Quante volte siamo in grado di parlare così dei nostri problemi, e quante invece non finiamo con lo scivolare in una comunicazione passiva e piagnucolosa? Quante volte invece di esprimere in modo chiaro i nostri bisogni cerchiamo genericamente una rassicurazione che dura il tempo di un battito d'ali? Certamente, la paura e il bisogno di rassicurazioni fanno parte della natura stessa dei disturbi dell'ansia, ma una volta che l'abbiamo capito, una volta che abbiamo imparato a conoscere le mille sfaccettature dei nostri problemi, perché non prenderci la responsabilità di parlarne in modo, appunto, assertivo? Di prendere posizione, con serenità.

Il che può significare molte cose.
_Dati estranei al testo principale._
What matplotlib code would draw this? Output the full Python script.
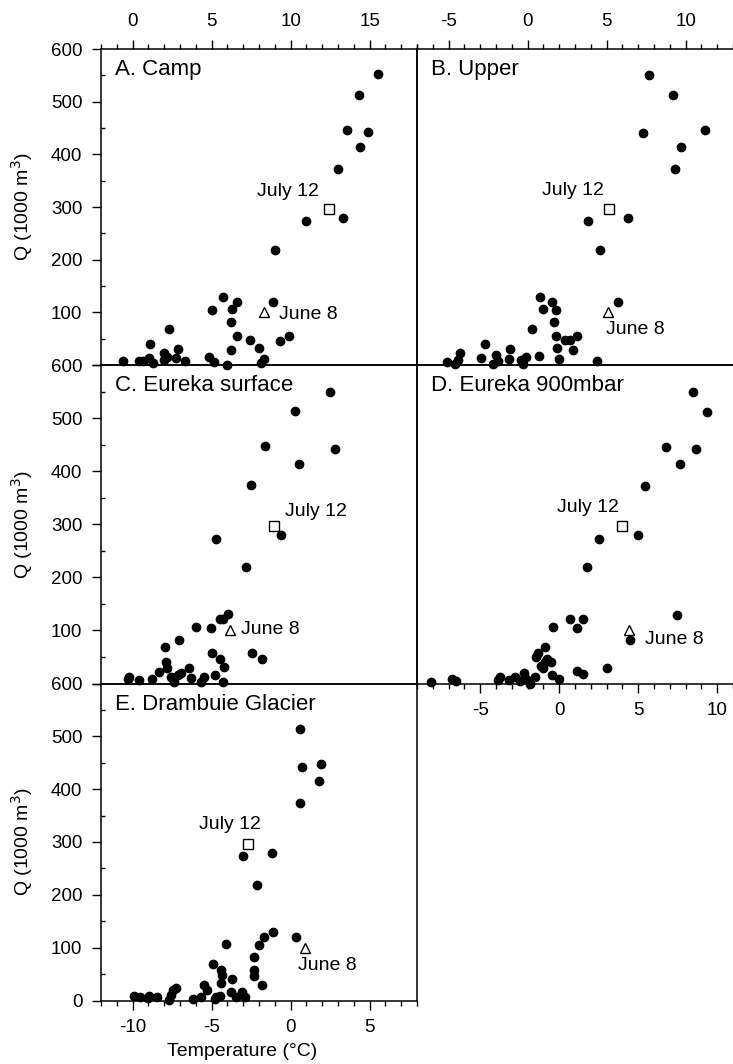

Per esempio

  • smettere di credere nella cura miracolosa che risolve tutto da un momento all'altro
  • smettere di chiedere in continuazione rassicurazione a tutti per le mille paure che abbiamo
  • dire in modo chiaro di cosa abbiamo bisogno anche quando sembrano cose fuori dal comune
  • smettere di fingere che vada tutto bene se così non è
  • dire di no senza problemi quando abbiamo la certezza di non volere partecipare a un evento (un cena, una festa, un viaggio) - ovviamente verificando prima con noi stessi che non stiamo mettendo in atto meccanismi controproducenti di evitamento
  • dare spiegazioni, quando è necessario, riguardo il nostro problema con tono di voce tranquillo e chiaro, senza vergogna
  • porre a medici, psicoterapeuti e psichiatri tutte le domande che riteniamo necessarie per risolvere i nostri dubbi
  • capire cosa ci fa bene e dire alle persone che ci sono vicine che certe cose non sono negoziabili

Imparare, noi per primi, a parlare di salute mentale in modo assertivo è doppiamente di aiuto. Aiuta prima di tutto noi stessi, così usciamo dal ruolo della vittima perennemente in cerca di comprensione e rassicurazione, e usciamo anche da quel sentimento di vergogna che non fa altro che peggiorare le cose. Allo stesso tempo contribuisce al formarsi di una immagine sociale diversa e più reale della salute mentale e dei suoi problemi.

Mi piacerebbe allungare questo elenco. Voi in che modo pensate si possa comunicare in modo assertivo le questioni che riguardano la nostra salute mentale?